Legacy paths and env vars are also accepted; see Deprecation Notes for the full list.

export CLIO_SERVER_CONF=/etc/iowarp/config.yaml

Networking Overrides

VariableDefaultDescription
CLIO_PORT9413Override the RPC port. Takes priority over the YAML networking.port setting.
CLIO_SERVER_ADDR127.0.0.1Override the server address that clients connect to.

IPC Transport Mode

VariableDefaultDescription
CLIO_IPC_MODETCPTransport used by clients to reach the runtime server.
ValueModeWhen to Use
SHMShared MemoryClient and server on the same node. Lowest latency.
TCPZeroMQ TCPCross-node communication. Default when unset.
IPCUnix Domain SocketSame-node only, avoids TCP overhead.
# Same-node, lowest latency
export CLIO_IPC_MODE=SHM

# Cross-node (default)
export CLIO_IPC_MODE=TCP

Runtime Mode

VariableDefaultDescription
CLIO_WITH_RUNTIME(unset)When set to 1, starts the runtime server in-process.

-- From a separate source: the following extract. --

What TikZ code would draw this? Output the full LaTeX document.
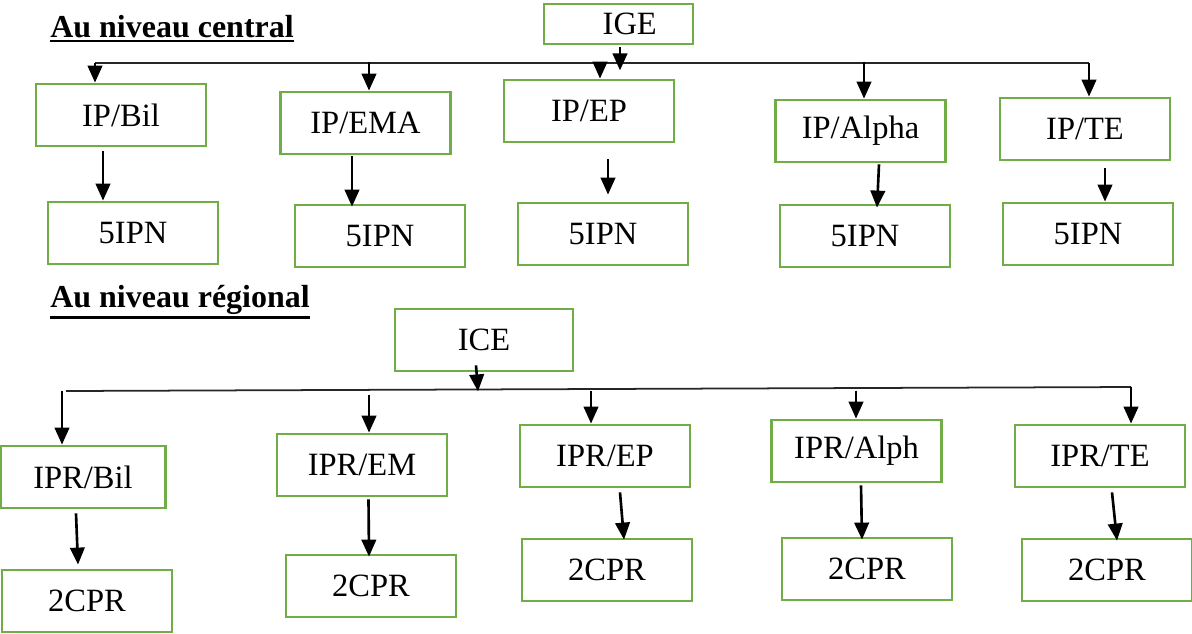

When 0, client-only mode.

This variable is read by CHIMAERA_INIT(). If unset, the value of the default_with_runtime argument passed to CHIMAERA_INIT() is used instead.


Single-Node Deployment

# 1. Set configuration
export CLIO_SERVER_CONF=/etc/iowarp/config.yaml

# 2. Start the runtime in the background
clio_run start &

# 4. (Optional) Create pools from the compose section
clio_run compose $CLIO_SERVER_CONF

# 5. Run your application
my_iowarp_app

Multi-Node Deployment

Hostfile

Create a hostfile with one IP (or hostname) per line — in the order nodes should be addressed:

192.168.1.10
192.168.1.11
192.168.1.12
192.168.1.13

Reference it in your config:

networking:
port: 9413
hostfile: /etc/iowarp/hostfile

Starting the Runtime on All Nodes

Use parallel-ssh (pssh) to launch the runtime simultaneously across the cluster. Forwarding PATH and CLIO_SERVER_CONF ensures each node picks up the right binary and config:

parallel-ssh -i -h hostfile \
-x "-o SendEnv=PATH -o SendEnv=CLIO_SERVER_CONF" \
"clio_run start &"

If your SSH environment does not forward variables reliably, inline them:

parallel-ssh -i -h hostfile \
"export CLIO_SERVER_CONF=/etc/iowarp/config.yaml && clio_run start &"

Verifying the Cluster

After startup, verify all nodes joined the cluster from any node:

clio_run monitor

Stopping the Runtime

parallel-ssh -i -h hostfile "clio_run stop"

Jarvis-Based Deployment

Jarvis automates multi-node orchestration and is the recommended method for scripted deployments:

# Configure and deploy across the cluster
jarvis pipeline create my_deploy
jarvis pipeline append iowarp_runtime

# Start
jarvis pipeline run

# Stop
jarvis pipeline clean

See the Jarvis runtime-deployment repository for pipeline configuration options.


Containers

Container-based deployment on HPC clusters is under active development. See Configuration for Docker Compose examples.